Idul Adha memiliki dua dimensi utama, yaitu dimensi vertikal manusia dengan Allah Yang Maha Pencipta (hablun min Allah) dan dimensi horizontal (hablun minannas), yaitu adanya kepedulian terhadap sesama manusia. Bukanlah suatu kebetulan Allah menggantikan pengorbanan Ibrahim AS dengan seekor qibas dan memerintahkan kita untuk menyembelih hewan kurban, melainkan karena pengabdian kita kepada Allah haruslah dapat membawa dampak kemaslahatan kepada sesama manusia.

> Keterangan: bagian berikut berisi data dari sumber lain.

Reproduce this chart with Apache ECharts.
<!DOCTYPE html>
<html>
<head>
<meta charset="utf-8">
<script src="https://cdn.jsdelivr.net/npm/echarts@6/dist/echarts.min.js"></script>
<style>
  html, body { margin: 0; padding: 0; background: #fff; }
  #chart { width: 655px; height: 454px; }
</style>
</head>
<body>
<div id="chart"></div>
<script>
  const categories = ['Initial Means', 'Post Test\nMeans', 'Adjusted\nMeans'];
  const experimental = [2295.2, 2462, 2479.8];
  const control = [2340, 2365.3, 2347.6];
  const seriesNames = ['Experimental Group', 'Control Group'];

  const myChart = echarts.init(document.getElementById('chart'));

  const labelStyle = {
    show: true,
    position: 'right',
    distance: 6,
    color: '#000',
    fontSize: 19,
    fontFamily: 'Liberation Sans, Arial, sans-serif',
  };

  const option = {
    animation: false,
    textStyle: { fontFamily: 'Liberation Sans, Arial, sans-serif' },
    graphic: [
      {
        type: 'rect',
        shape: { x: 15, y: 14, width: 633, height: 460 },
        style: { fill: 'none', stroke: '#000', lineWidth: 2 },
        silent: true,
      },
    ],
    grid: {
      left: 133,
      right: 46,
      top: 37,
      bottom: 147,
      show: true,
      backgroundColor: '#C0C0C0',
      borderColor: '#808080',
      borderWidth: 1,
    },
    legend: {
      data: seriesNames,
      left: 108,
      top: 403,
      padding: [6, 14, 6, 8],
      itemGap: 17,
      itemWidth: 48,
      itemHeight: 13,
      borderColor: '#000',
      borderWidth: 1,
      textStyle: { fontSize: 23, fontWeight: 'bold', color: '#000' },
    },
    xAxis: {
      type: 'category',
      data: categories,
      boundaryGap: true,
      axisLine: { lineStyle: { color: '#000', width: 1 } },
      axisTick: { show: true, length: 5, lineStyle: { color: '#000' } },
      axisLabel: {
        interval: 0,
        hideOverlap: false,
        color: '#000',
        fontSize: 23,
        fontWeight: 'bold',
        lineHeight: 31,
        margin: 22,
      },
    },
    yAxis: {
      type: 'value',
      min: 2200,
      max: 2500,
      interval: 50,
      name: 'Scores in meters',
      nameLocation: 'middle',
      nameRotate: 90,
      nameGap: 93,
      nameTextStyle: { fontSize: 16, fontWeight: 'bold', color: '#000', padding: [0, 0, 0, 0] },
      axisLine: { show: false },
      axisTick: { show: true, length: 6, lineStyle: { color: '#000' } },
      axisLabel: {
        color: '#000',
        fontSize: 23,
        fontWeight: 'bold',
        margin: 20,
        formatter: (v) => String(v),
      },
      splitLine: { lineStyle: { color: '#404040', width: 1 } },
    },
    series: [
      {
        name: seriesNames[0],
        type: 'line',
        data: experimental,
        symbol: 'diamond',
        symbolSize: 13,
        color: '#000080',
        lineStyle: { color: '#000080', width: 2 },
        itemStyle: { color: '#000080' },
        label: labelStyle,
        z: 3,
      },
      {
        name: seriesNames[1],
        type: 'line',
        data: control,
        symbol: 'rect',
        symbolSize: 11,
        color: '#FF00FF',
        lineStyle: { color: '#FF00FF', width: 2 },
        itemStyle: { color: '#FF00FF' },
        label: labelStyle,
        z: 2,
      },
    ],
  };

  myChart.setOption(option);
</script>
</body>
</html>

Kedua dimensi ibadah kurban tadi menunjukkan keberagamaan kita haruslah berpangkal pada keimanan kepada Allah yang kita jelmakan dalam keikhlasan pengabdian kepada-Nya. Kemudian harus bermuara pada kemaslahatan bagi sesama manusia. Keberagamaan yang berhenti pada peribadatan saja tanpa membuahkan amal kebajikan adalah keberagamaan yang kosong hampa.

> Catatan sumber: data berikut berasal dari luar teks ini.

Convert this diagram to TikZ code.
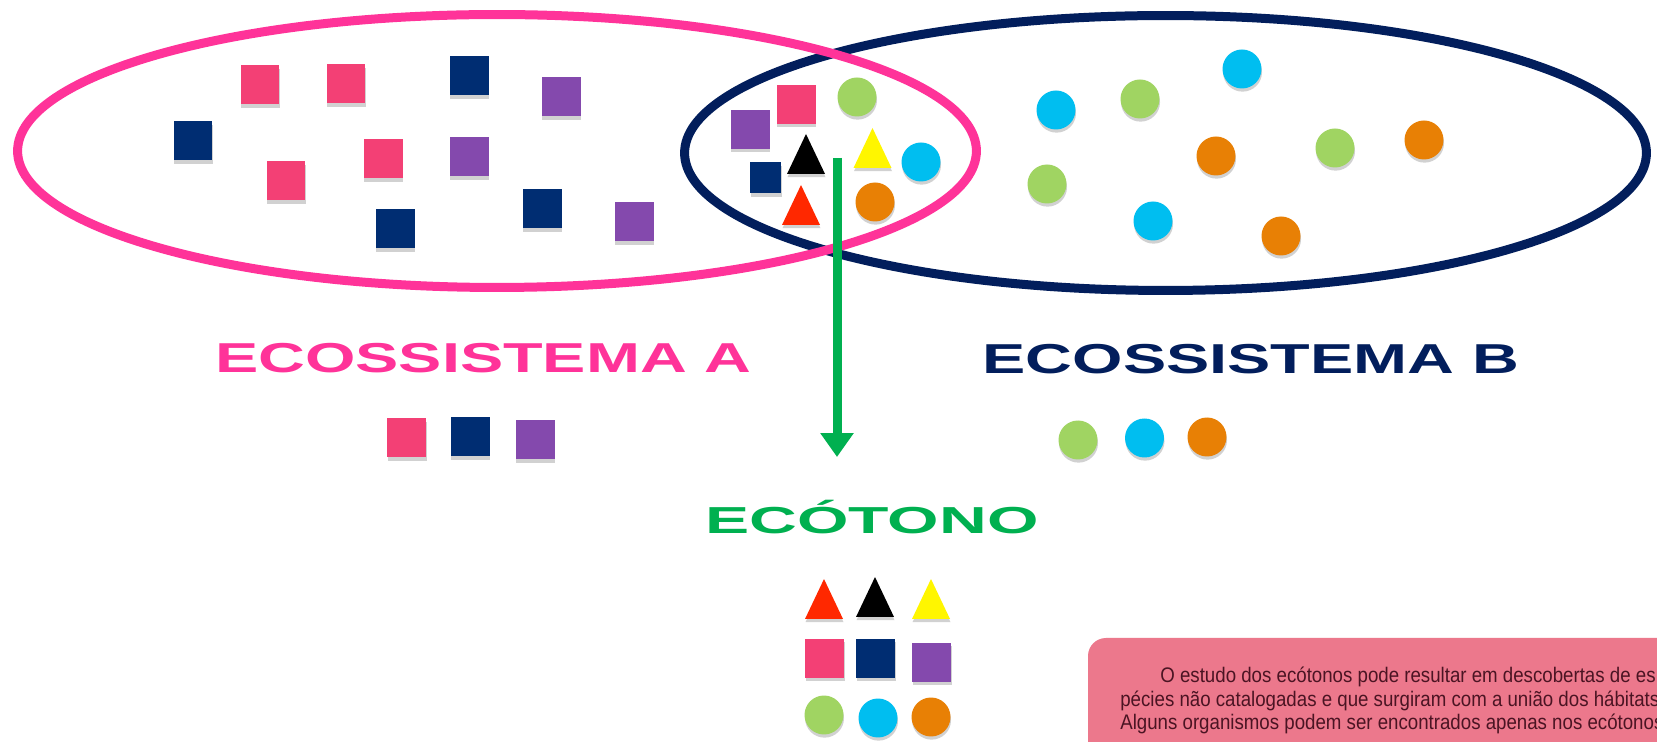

Ibrahim AS merupakan simbol keteladanan sosial bagi setiap upaya ''menjalin kebersamaan dalam kemajemukan serta menebar empati untuk semua''. Idul Adha mengingatkan kita akan pentingnya solidaritas nasional dalam bingkai menjalin kebersamaan dalam kemajemukan. Dalam konteks ini, Allah pernah mengingatkan dalam salah satu ayat Alquran, ''Bahwa telah jelas tampak, setiap golongan berbangga dengan (kehebatan) kelompoknya.''
Cuplikan ayat Alquran di atas merupakan peringatan Allah kepada kita dalam dua bentuk pemahaman. Pertama, kita tidak boleh ta'asshub (berbangga terhadap kelompok kita secara primordial). Kedua, perjuangan mencapai (keridhaan) Allah di muka bumi, misalnya upaya menyejahterakan masyarakat, tidak bisa dicapai melalui ta'asshub tersebut. Karena itu, berjuang di jalan Allah, harus murni menjadi tujuan kita; bukan berjuang untuk membuat organisasi atau kelompok kita hebat. Apalagi kemudian diiringi dengan membanggakan kelompoknya lebih hebat daripada kelompok lain dalam capaian aktivitas sosial.
Dalam konteks ini, solidaritas nasional perlu juga didorong oleh kebersamaan yang tulus untuk membantu sesama, tanpa membedakan agama, etnis, ras, dan budaya. Rasulullah SAW bersabda, ''Tidak beriman seseorang, hingga dia mencintai (apa yang diekspresikan) saudaranya/sesamanya, berbanding lurus dengan apa yang dicintainya.'' (Muttafaq `Alaih).